Task details: Copy out each line exactly; pictures stay out of the copy.

--- START Source material ---

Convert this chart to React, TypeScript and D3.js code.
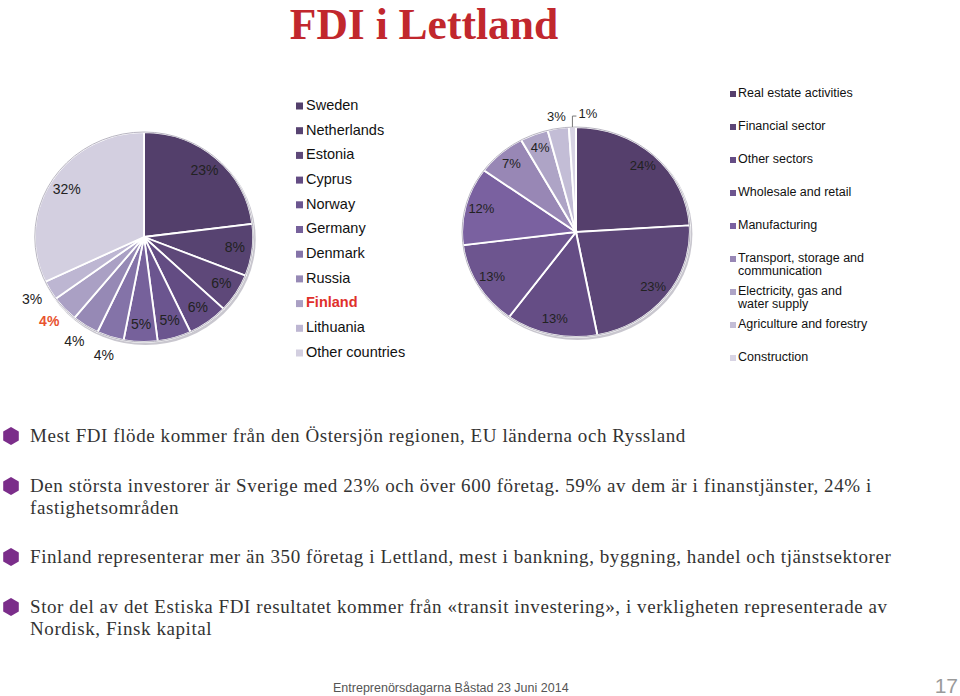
import React from 'react';
import * as d3 from 'd3';

const title = 'FDI i Lettland';

const countries = ['Sweden', 'Netherlands', 'Estonia', 'Cyprus', 'Norway', 'Germany', 'Denmark', 'Russia', 'Finland', 'Lithuania', 'Other countries'];
const countryShares = [23, 8, 6, 6, 5, 5, 4, 4, 4, 3, 32];
const countryColors = ['#533f6b', '#574371', '#5e4879', '#634c83', '#6b558f', '#76619b', '#8473a8', '#9689b5', '#aaa0c4', '#bdb6d2', '#d3cfe0'];
const highlightCountry = 'Finland';

const sectors = [
  ['Real estate activities'],
  ['Financial sector'],
  ['Other sectors'],
  ['Wholesale and retail'],
  ['Manufacturing'],
  ['Transport, storage and', 'communication'],
  ['Electricity, gas and', 'water supply'],
  ['Agriculture and forestry'],
  ['Construction'],
];
const sectorShares = [24, 23, 13, 13, 12, 7, 4, 3, 1];
const sectorColors = ['#553f6c', '#5c4677', '#654d85', '#6d558f', '#7a61a0', '#9887b5', '#aea4c6', '#c3bdd6', '#d8d4e4'];

const bullets = [
  ['Mest FDI flöde kommer från den Östersjön regionen, EU länderna och Ryssland'],
  ['Den största investorer är Sverige med 23% och över 600 företag. 59% av dem är i finanstjänster, 24% i', 'fastighetsområden'],
  ['Finland representerar mer än 350 företag i Lettland, mest i bankning, byggning, handel och tjänstsektorer'],
  ['Stor del av det Estiska FDI resultatet kommer från «transit investering», i verkligheten representerade av', 'Nordisk, Finsk kapital'],
];

const footer = 'Entreprenörsdagarna Båstad 23 Juni 2014';
const pageNo = '17';

type PieProps = {
  values: number[];
  colors: string[];
  cx: number;
  cy: number;
  r: number;
  sx: number;
  inner: number;
  outer: number;
  outsideBelow: number;
  fontSize: number;
  highlightIndex?: number;
  leaderIndex?: number;
};

function Pie({ values, colors, cx, cy, r, sx, inner, outer, outsideBelow, fontSize, highlightIndex, leaderIndex }: PieProps) {
  const pie = d3.pie<number>().sort(null).value((d) => d);
  const arcs = pie(values);
  const arc = d3.arc<d3.PieArcDatum<number>>().innerRadius(0).outerRadius(r);
  const inArc = d3.arc<d3.PieArcDatum<number>>().innerRadius(inner).outerRadius(inner);
  const outArc = d3.arc<d3.PieArcDatum<number>>().innerRadius(outer).outerRadius(outer);
  const edgeArc = d3.arc<d3.PieArcDatum<number>>().innerRadius(r).outerRadius(r);
  return (
    <g>
      <ellipse cx={cx + 1.5} cy={cy + 2} rx={r * sx + 1} ry={r + 1} fill="#c9c7cf" />
      <g transform={`translate(${cx},${cy}) scale(${sx},1)`}>
        {arcs.map((a, i) => (
          <path key={i} d={arc(a) || ''} fill={colors[i]} stroke="#ffffff" strokeWidth={1.8} />
        ))}
      </g>
      <ellipse cx={cx} cy={cy} rx={r * sx} ry={r} fill="none" stroke="#b9b6c2" strokeWidth={1} />
      {arcs.map((a, i) => {
        if (i === leaderIndex) {
          const [ex, ey] = edgeArc.centroid(a);
          const x0 = cx + ex * sx;
          const y0 = cy + ey;
          const y1 = y0 - 11;
          return (
            <g key={'l' + i}>
              <polyline points={`${x0},${y0} ${x0},${y1} ${x0 + 4},${y1}`} fill="none" stroke="#777" strokeWidth={1} />
              <text x={x0 + 6} y={y1 - 1} fontFamily="Arial, 'Liberation Sans', sans-serif" fontSize={fontSize} fill="#222" dominantBaseline="middle">
                {values[i]}%
              </text>
            </g>
          );
        }
        const outside = values[i] < outsideBelow;
        const [lx, ly] = (outside ? outArc : inArc).centroid(a);
        const hl = i === highlightIndex;
        return (
          <text
            key={'t' + i}
            x={cx + lx * sx}
            y={cy + ly}
            textAnchor="middle"
            dominantBaseline="middle"
            fontFamily="Arial, 'Liberation Sans', sans-serif"
            fontSize={fontSize}
            fontWeight={hl ? 'bold' : 'normal'}
            fill={hl ? '#e8532f' : '#222'}
          >
            {values[i]}%
          </text>
        );
      })}
    </g>
  );
}

function Hexagon({ x, y, s }: { x: number; y: number; s: number }) {
  const pts = d3.range(6).map((k) => {
    const ang = (Math.PI / 3) * k - Math.PI / 2;
    return `${x + s * Math.cos(ang)},${y + s * Math.sin(ang)}`;
  });
  return <polygon points={pts.join(' ')} fill="#7b2d8a" />;
}

export default function App() {
  const leftRowY = d3.scaleLinear().domain([0, countries.length - 1]).range([106, 353]);
  const rightRowY = d3.scaleLinear().domain([0, sectors.length - 1]).range([94, 358]);
  const bulletY = [442, 492, 563, 613];
  const highlightIdx = countries.indexOf(highlightCountry);
  return (
    <svg width={960} height={696} style={{ position: 'absolute', left: 0, top: 0, background: '#fff' }}>
      <rect width={960} height={696} fill="#fff" />
      <text x={424} y={39} textAnchor="middle" fontFamily="'Liberation Serif', 'Times New Roman', serif" fontWeight="bold" fontSize={43.5} fill="#c1272d">
        {title}
      </text>

      <Pie values={countryShares} colors={countryColors} cx={144} cy={237} r={105} sx={1.04} inner={88} outer={125} outsideBelow={5} fontSize={14} highlightIndex={highlightIdx} />

      {countries.map((c, i) => {
        const hl = c === highlightCountry;
        return (
          <g key={c}>
            <rect x={296} y={leftRowY(i) - 3.5} width={7} height={7} fill={countryColors[i]} />
            <text x={306} y={leftRowY(i)} dominantBaseline="middle" fontFamily="Arial, 'Liberation Sans', sans-serif" fontSize={14.5} fontWeight={hl ? 'bold' : 'normal'} fill={hl ? '#e0302b' : '#111'}>
              {c}
            </text>
          </g>
        );
      })}

      <Pie values={sectorShares} colors={sectorColors} cx={576} cy={232} r={105} sx={1.085} inner={90} outer={116} outsideBelow={4} fontSize={13} leaderIndex={sectorShares.length - 1} />

      {sectors.map((lines, i) => (
        <g key={lines[0]}>
          <rect x={730} y={rightRowY(i) - 3} width={6} height={6} fill={sectorColors[i]} />
          {lines.map((ln, j) => (
            <text key={j} x={738} y={rightRowY(i) + j * 13} dominantBaseline="middle" fontFamily="Arial, 'Liberation Sans', sans-serif" fontSize={12.5} fill="#111">
              {ln}
            </text>
          ))}
        </g>
      ))}

      {bullets.map((lines, i) => (
        <g key={i}>
          <Hexagon x={11} y={bulletY[i] - 6} s={9} />
          {lines.map((ln, j) => (
            <text key={j} x={30} y={bulletY[i] + j * 21.5} fontFamily="'Liberation Serif', 'Times New Roman', serif" fontSize={19} letterSpacing={0.58} fill="#333">
              {ln}
            </text>
          ))}
        </g>
      ))}

      <text x={333} y={692} fontFamily="Arial, 'Liberation Sans', sans-serif" fontSize={12.5} fill="#555">
        {footer}
      </text>
      <text x={958} y={693} textAnchor="end" fontFamily="Arial, 'Liberation Sans', sans-serif" fontSize={21} fill="#9a9a9a">
        {pageNo}
      </text>
    </svg>
  );
}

--- END Source material ---

Worked answer:
Convert this chart to React, TypeScript and D3.js code.
import React from 'react';
import * as d3 from 'd3';

const title = 'FDI i Lettland';

const countries = ['Sweden', 'Netherlands', 'Estonia', 'Cyprus', 'Norway', 'Germany', 'Denmark', 'Russia', 'Finland', 'Lithuania', 'Other countries'];
const countryShares = [23, 8, 6, 6, 5, 5, 4, 4, 4, 3, 32];
const countryColors = ['#533f6b', '#574371', '#5e4879', '#634c83', '#6b558f', '#76619b', '#8473a8', '#9689b5', '#aaa0c4', '#bdb6d2', '#d3cfe0'];
const highlightCountry = 'Finland';

const sectors = [
  ['Real estate activities'],
  ['Financial sector'],
  ['Other sectors'],
  ['Wholesale and retail'],
  ['Manufacturing'],
  ['Transport, storage and', 'communication'],
  ['Electricity, gas and', 'water supply'],
  ['Agriculture and forestry'],
  ['Construction'],
];
const sectorShares = [24, 23, 13, 13, 12, 7, 4, 3, 1];
const sectorColors = ['#553f6c', '#5c4677', '#654d85', '#6d558f', '#7a61a0', '#9887b5', '#aea4c6', '#c3bdd6', '#d8d4e4'];

const bullets = [
  ['Mest FDI flöde kommer från den Östersjön regionen, EU länderna och Ryssland'],
  ['Den största investorer är Sverige med 23% och över 600 företag. 59% av dem är i finanstjänster, 24% i', 'fastighetsområden'],
  ['Finland representerar mer än 350 företag i Lettland, mest i bankning, byggning, handel och tjänstsektorer'],
  ['Stor del av det Estiska FDI resultatet kommer från «transit investering», i verkligheten representerade av', 'Nordisk, Finsk kapital'],
];

const footer = 'Entreprenörsdagarna Båstad 23 Juni 2014';
const pageNo = '17';

type PieProps = {
  values: number[];
  colors: string[];
  cx: number;
  cy: number;
  r: number;
  sx: number;
  inner: number;
  outer: number;
  outsideBelow: number;
  fontSize: number;
  highlightIndex?: number;
  leaderIndex?: number;
};

function Pie({ values, colors, cx, cy, r, sx, inner, outer, outsideBelow, fontSize, highlightIndex, leaderIndex }: PieProps) {
  const pie = d3.pie<number>().sort(null).value((d) => d);
  const arcs = pie(values);
  const arc = d3.arc<d3.PieArcDatum<number>>().innerRadius(0).outerRadius(r);
  const inArc = d3.arc<d3.PieArcDatum<number>>().innerRadius(inner).outerRadius(inner);
  const outArc = d3.arc<d3.PieArcDatum<number>>().innerRadius(outer).outerRadius(outer);
  const edgeArc = d3.arc<d3.PieArcDatum<number>>().innerRadius(r).outerRadius(r);
  return (
    <g>
      <ellipse cx={cx + 1.5} cy={cy + 2} rx={r * sx + 1} ry={r + 1} fill="#c9c7cf" />
      <g transform={`translate(${cx},${cy}) scale(${sx},1)`}>
        {arcs.map((a, i) => (
          <path key={i} d={arc(a) || ''} fill={colors[i]} stroke="#ffffff" strokeWidth={1.8} />
        ))}
      </g>
      <ellipse cx={cx} cy={cy} rx={r * sx} ry={r} fill="none" stroke="#b9b6c2" strokeWidth={1} />
      {arcs.map((a, i) => {
        if (i === leaderIndex) {
          const [ex, ey] = edgeArc.centroid(a);
          const x0 = cx + ex * sx;
          const y0 = cy + ey;
          const y1 = y0 - 11;
          return (
            <g key={'l' + i}>
              <polyline points={`${x0},${y0} ${x0},${y1} ${x0 + 4},${y1}`} fill="none" stroke="#777" strokeWidth={1} />
              <text x={x0 + 6} y={y1 - 1} fontFamily="Arial, 'Liberation Sans', sans-serif" fontSize={fontSize} fill="#222" dominantBaseline="middle">
                {values[i]}%
              </text>
            </g>
          );
        }
        const outside = values[i] < outsideBelow;
        const [lx, ly] = (outside ? outArc : inArc).centroid(a);
        const hl = i === highlightIndex;
        return (
          <text
            key={'t' + i}
            x={cx + lx * sx}
            y={cy + ly}
            textAnchor="middle"
            dominantBaseline="middle"
            fontFamily="Arial, 'Liberation Sans', sans-serif"
            fontSize={fontSize}
            fontWeight={hl ? 'bold' : 'normal'}
            fill={hl ? '#e8532f' : '#222'}
          >
            {values[i]}%
          </text>
        );
      })}
    </g>
  );
}

function Hexagon({ x, y, s }: { x: number; y: number; s: number }) {
  const pts = d3.range(6).map((k) => {
    const ang = (Math.PI / 3) * k - Math.PI / 2;
    return `${x + s * Math.cos(ang)},${y + s * Math.sin(ang)}`;
  });
  return <polygon points={pts.join(' ')} fill="#7b2d8a" />;
}

export default function App() {
  const leftRowY = d3.scaleLinear().domain([0, countries.length - 1]).range([106, 353]);
  const rightRowY = d3.scaleLinear().domain([0, sectors.length - 1]).range([94, 358]);
  const bulletY = [442, 492, 563, 613];
  const highlightIdx = countries.indexOf(highlightCountry);
  return (
    <svg width={960} height={696} style={{ position: 'absolute', left: 0, top: 0, background: '#fff' }}>
      <rect width={960} height={696} fill="#fff" />
      <text x={424} y={39} textAnchor="middle" fontFamily="'Liberation Serif', 'Times New Roman', serif" fontWeight="bold" fontSize={43.5} fill="#c1272d">
        {title}
      </text>

      <Pie values={countryShares} colors={countryColors} cx={144} cy={237} r={105} sx={1.04} inner={88} outer={125} outsideBelow={5} fontSize={14} highlightIndex={highlightIdx} />

      {countries.map((c, i) => {
        const hl = c === highlightCountry;
        return (
          <g key={c}>
            <rect x={296} y={leftRowY(i) - 3.5} width={7} height={7} fill={countryColors[i]} />
            <text x={306} y={leftRowY(i)} dominantBaseline="middle" fontFamily="Arial, 'Liberation Sans', sans-serif" fontSize={14.5} fontWeight={hl ? 'bold' : 'normal'} fill={hl ? '#e0302b' : '#111'}>
              {c}
            </text>
          </g>
        );
      })}

      <Pie values={sectorShares} colors={sectorColors} cx={576} cy={232} r={105} sx={1.085} inner={90} outer={116} outsideBelow={4} fontSize={13} leaderIndex={sectorShares.length - 1} />

      {sectors.map((lines, i) => (
        <g key={lines[0]}>
          <rect x={730} y={rightRowY(i) - 3} width={6} height={6} fill={sectorColors[i]} />
          {lines.map((ln, j) => (
            <text key={j} x={738} y={rightRowY(i) + j * 13} dominantBaseline="middle" fontFamily="Arial, 'Liberation Sans', sans-serif" fontSize={12.5} fill="#111">
              {ln}
            </text>
          ))}
        </g>
      ))}

      {bullets.map((lines, i) => (
        <g key={i}>
          <Hexagon x={11} y={bulletY[i] - 6} s={9} />
          {lines.map((ln, j) => (
            <text key={j} x={30} y={bulletY[i] + j * 21.5} fontFamily="'Liberation Serif', 'Times New Roman', serif" fontSize={19} letterSpacing={0.58} fill="#333">
              {ln}
            </text>
          ))}
        </g>
      ))}

      <text x={333} y={692} fontFamily="Arial, 'Liberation Sans', sans-serif" fontSize={12.5} fill="#555">
        {footer}
      </text>
      <text x={958} y={693} textAnchor="end" fontFamily="Arial, 'Liberation Sans', sans-serif" fontSize={21} fill="#9a9a9a">
        {pageNo}
      </text>
    </svg>
  );
}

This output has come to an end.